Write out the entire listing below exactly as it appears, minus any pictures.

>> START

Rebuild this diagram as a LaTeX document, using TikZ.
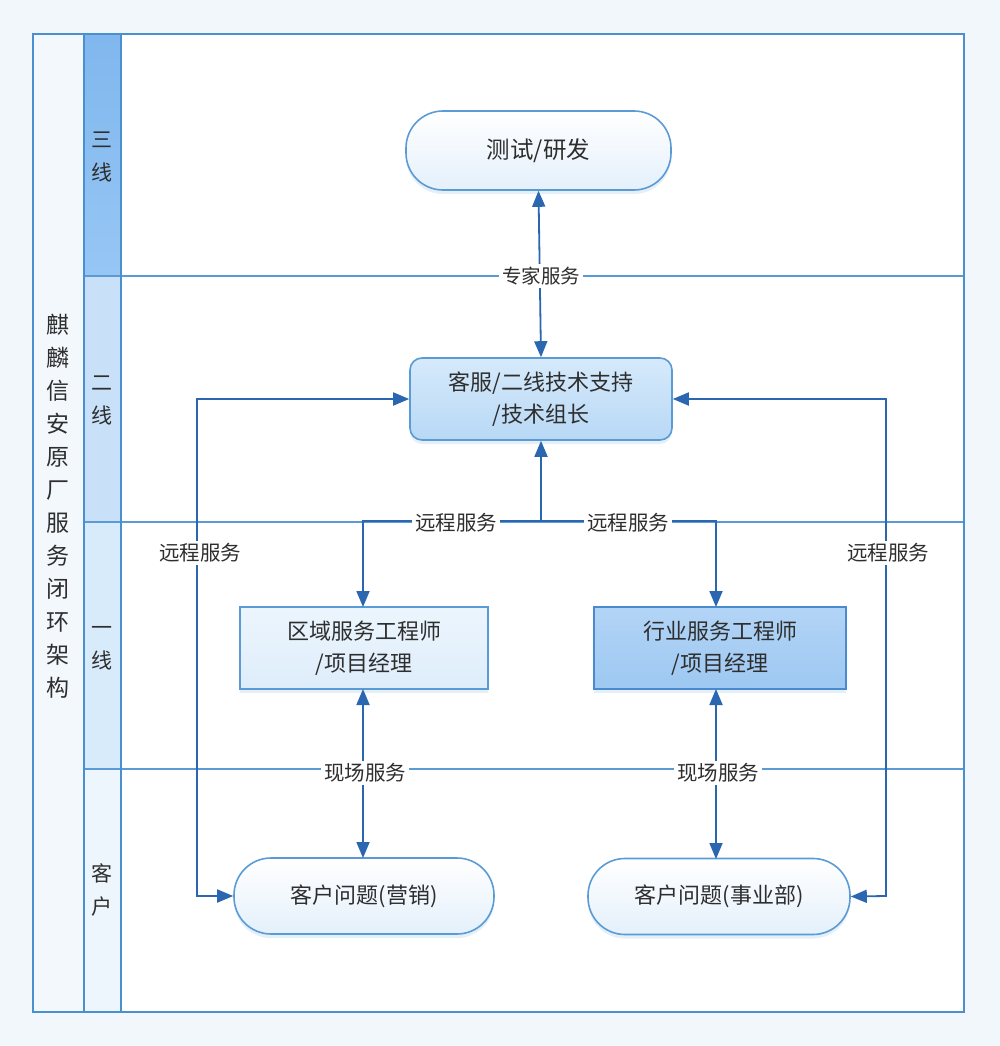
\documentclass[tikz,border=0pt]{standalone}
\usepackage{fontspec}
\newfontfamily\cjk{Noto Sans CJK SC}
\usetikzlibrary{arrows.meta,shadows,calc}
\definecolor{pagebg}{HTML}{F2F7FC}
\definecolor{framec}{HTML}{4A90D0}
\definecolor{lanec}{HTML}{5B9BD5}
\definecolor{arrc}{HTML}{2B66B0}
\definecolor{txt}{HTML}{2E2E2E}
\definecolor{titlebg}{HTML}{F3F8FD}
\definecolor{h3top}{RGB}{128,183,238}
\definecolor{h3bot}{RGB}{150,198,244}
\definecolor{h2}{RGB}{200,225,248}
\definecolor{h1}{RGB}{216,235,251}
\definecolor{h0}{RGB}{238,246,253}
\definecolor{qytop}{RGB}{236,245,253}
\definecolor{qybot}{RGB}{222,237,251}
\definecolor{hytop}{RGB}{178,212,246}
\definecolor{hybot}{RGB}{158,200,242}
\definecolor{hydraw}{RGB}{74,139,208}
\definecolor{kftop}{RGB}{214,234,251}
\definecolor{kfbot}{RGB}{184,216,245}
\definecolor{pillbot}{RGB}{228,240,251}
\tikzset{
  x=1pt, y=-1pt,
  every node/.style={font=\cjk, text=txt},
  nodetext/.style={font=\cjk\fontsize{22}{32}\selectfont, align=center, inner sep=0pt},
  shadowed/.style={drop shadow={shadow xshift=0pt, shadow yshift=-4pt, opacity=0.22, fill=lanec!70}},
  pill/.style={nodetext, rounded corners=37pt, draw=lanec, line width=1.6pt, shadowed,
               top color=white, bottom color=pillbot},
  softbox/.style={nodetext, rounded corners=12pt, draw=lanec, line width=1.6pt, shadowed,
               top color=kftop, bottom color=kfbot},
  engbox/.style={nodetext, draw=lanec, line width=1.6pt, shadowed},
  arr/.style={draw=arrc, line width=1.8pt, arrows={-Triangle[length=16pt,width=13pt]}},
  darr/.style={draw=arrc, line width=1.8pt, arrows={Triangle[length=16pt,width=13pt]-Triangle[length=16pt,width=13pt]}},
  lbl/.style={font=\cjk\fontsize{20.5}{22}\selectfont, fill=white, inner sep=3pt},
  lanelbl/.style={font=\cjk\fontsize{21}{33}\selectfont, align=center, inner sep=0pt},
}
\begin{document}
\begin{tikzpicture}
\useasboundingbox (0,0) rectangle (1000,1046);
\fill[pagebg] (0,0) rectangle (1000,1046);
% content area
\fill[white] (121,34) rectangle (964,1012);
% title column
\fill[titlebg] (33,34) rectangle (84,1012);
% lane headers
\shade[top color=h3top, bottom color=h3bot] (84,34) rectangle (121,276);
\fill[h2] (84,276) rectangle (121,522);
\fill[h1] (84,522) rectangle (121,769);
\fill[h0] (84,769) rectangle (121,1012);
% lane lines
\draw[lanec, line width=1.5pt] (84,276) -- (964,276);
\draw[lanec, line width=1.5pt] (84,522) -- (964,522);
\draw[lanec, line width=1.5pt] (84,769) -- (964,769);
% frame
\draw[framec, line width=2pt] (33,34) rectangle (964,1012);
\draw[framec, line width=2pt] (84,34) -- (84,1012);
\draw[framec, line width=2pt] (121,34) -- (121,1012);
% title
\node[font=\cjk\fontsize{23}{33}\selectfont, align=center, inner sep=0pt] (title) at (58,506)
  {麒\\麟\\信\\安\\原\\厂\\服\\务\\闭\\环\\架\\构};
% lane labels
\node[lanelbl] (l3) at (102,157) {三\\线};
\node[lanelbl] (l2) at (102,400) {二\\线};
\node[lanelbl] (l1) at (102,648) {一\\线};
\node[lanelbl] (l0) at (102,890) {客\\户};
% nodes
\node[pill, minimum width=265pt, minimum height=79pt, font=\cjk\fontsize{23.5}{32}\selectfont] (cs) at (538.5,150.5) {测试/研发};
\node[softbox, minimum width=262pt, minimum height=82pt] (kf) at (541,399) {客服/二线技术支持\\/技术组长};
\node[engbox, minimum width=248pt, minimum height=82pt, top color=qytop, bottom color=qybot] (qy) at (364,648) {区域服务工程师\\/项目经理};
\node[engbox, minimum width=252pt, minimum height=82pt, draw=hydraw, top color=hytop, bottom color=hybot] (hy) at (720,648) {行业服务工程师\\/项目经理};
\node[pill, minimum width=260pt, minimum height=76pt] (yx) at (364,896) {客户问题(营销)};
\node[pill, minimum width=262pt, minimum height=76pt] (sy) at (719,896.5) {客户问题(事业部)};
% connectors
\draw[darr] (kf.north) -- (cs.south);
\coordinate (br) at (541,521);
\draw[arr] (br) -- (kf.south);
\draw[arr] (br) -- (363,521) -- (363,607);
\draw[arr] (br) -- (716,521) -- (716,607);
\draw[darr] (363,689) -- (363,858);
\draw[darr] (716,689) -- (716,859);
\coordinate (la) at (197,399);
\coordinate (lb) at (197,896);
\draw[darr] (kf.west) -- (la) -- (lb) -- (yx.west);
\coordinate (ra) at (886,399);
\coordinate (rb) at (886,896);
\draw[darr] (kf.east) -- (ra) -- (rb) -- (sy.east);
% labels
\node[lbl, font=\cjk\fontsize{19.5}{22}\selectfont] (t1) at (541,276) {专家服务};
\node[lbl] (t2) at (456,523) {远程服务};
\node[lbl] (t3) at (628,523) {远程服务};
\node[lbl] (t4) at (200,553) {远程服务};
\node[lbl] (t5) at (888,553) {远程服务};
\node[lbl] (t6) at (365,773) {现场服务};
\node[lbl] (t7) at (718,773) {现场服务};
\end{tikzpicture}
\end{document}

>> END

ANSWER TO THIS EXERCISE:
Rebuild this diagram as a LaTeX document, using TikZ.
\documentclass[tikz,border=0pt]{standalone}
\usepackage{fontspec}
\newfontfamily\cjk{Noto Sans CJK SC}
\usetikzlibrary{arrows.meta,shadows,calc}
\definecolor{pagebg}{HTML}{F2F7FC}
\definecolor{framec}{HTML}{4A90D0}
\definecolor{lanec}{HTML}{5B9BD5}
\definecolor{arrc}{HTML}{2B66B0}
\definecolor{txt}{HTML}{2E2E2E}
\definecolor{titlebg}{HTML}{F3F8FD}
\definecolor{h3top}{RGB}{128,183,238}
\definecolor{h3bot}{RGB}{150,198,244}
\definecolor{h2}{RGB}{200,225,248}
\definecolor{h1}{RGB}{216,235,251}
\definecolor{h0}{RGB}{238,246,253}
\definecolor{qytop}{RGB}{236,245,253}
\definecolor{qybot}{RGB}{222,237,251}
\definecolor{hytop}{RGB}{178,212,246}
\definecolor{hybot}{RGB}{158,200,242}
\definecolor{hydraw}{RGB}{74,139,208}
\definecolor{kftop}{RGB}{214,234,251}
\definecolor{kfbot}{RGB}{184,216,245}
\definecolor{pillbot}{RGB}{228,240,251}
\tikzset{
  x=1pt, y=-1pt,
  every node/.style={font=\cjk, text=txt},
  nodetext/.style={font=\cjk\fontsize{22}{32}\selectfont, align=center, inner sep=0pt},
  shadowed/.style={drop shadow={shadow xshift=0pt, shadow yshift=-4pt, opacity=0.22, fill=lanec!70}},
  pill/.style={nodetext, rounded corners=37pt, draw=lanec, line width=1.6pt, shadowed,
               top color=white, bottom color=pillbot},
  softbox/.style={nodetext, rounded corners=12pt, draw=lanec, line width=1.6pt, shadowed,
               top color=kftop, bottom color=kfbot},
  engbox/.style={nodetext, draw=lanec, line width=1.6pt, shadowed},
  arr/.style={draw=arrc, line width=1.8pt, arrows={-Triangle[length=16pt,width=13pt]}},
  darr/.style={draw=arrc, line width=1.8pt, arrows={Triangle[length=16pt,width=13pt]-Triangle[length=16pt,width=13pt]}},
  lbl/.style={font=\cjk\fontsize{20.5}{22}\selectfont, fill=white, inner sep=3pt},
  lanelbl/.style={font=\cjk\fontsize{21}{33}\selectfont, align=center, inner sep=0pt},
}
\begin{document}
\begin{tikzpicture}
\useasboundingbox (0,0) rectangle (1000,1046);
\fill[pagebg] (0,0) rectangle (1000,1046);
% content area
\fill[white] (121,34) rectangle (964,1012);
% title column
\fill[titlebg] (33,34) rectangle (84,1012);
% lane headers
\shade[top color=h3top, bottom color=h3bot] (84,34) rectangle (121,276);
\fill[h2] (84,276) rectangle (121,522);
\fill[h1] (84,522) rectangle (121,769);
\fill[h0] (84,769) rectangle (121,1012);
% lane lines
\draw[lanec, line width=1.5pt] (84,276) -- (964,276);
\draw[lanec, line width=1.5pt] (84,522) -- (964,522);
\draw[lanec, line width=1.5pt] (84,769) -- (964,769);
% frame
\draw[framec, line width=2pt] (33,34) rectangle (964,1012);
\draw[framec, line width=2pt] (84,34) -- (84,1012);
\draw[framec, line width=2pt] (121,34) -- (121,1012);
% title
\node[font=\cjk\fontsize{23}{33}\selectfont, align=center, inner sep=0pt] (title) at (58,506)
  {麒\\麟\\信\\安\\原\\厂\\服\\务\\闭\\环\\架\\构};
% lane labels
\node[lanelbl] (l3) at (102,157) {三\\线};
\node[lanelbl] (l2) at (102,400) {二\\线};
\node[lanelbl] (l1) at (102,648) {一\\线};
\node[lanelbl] (l0) at (102,890) {客\\户};
% nodes
\node[pill, minimum width=265pt, minimum height=79pt, font=\cjk\fontsize{23.5}{32}\selectfont] (cs) at (538.5,150.5) {测试/研发};
\node[softbox, minimum width=262pt, minimum height=82pt] (kf) at (541,399) {客服/二线技术支持\\/技术组长};
\node[engbox, minimum width=248pt, minimum height=82pt, top color=qytop, bottom color=qybot] (qy) at (364,648) {区域服务工程师\\/项目经理};
\node[engbox, minimum width=252pt, minimum height=82pt, draw=hydraw, top color=hytop, bottom color=hybot] (hy) at (720,648) {行业服务工程师\\/项目经理};
\node[pill, minimum width=260pt, minimum height=76pt] (yx) at (364,896) {客户问题(营销)};
\node[pill, minimum width=262pt, minimum height=76pt] (sy) at (719,896.5) {客户问题(事业部)};
% connectors
\draw[darr] (kf.north) -- (cs.south);
\coordinate (br) at (541,521);
\draw[arr] (br) -- (kf.south);
\draw[arr] (br) -- (363,521) -- (363,607);
\draw[arr] (br) -- (716,521) -- (716,607);
\draw[darr] (363,689) -- (363,858);
\draw[darr] (716,689) -- (716,859);
\coordinate (la) at (197,399);
\coordinate (lb) at (197,896);
\draw[darr] (kf.west) -- (la) -- (lb) -- (yx.west);
\coordinate (ra) at (886,399);
\coordinate (rb) at (886,896);
\draw[darr] (kf.east) -- (ra) -- (rb) -- (sy.east);
% labels
\node[lbl, font=\cjk\fontsize{19.5}{22}\selectfont] (t1) at (541,276) {专家服务};
\node[lbl] (t2) at (456,523) {远程服务};
\node[lbl] (t3) at (628,523) {远程服务};
\node[lbl] (t4) at (200,553) {远程服务};
\node[lbl] (t5) at (888,553) {远程服务};
\node[lbl] (t6) at (365,773) {现场服务};
\node[lbl] (t7) at (718,773) {现场服务};
\end{tikzpicture}
\end{document}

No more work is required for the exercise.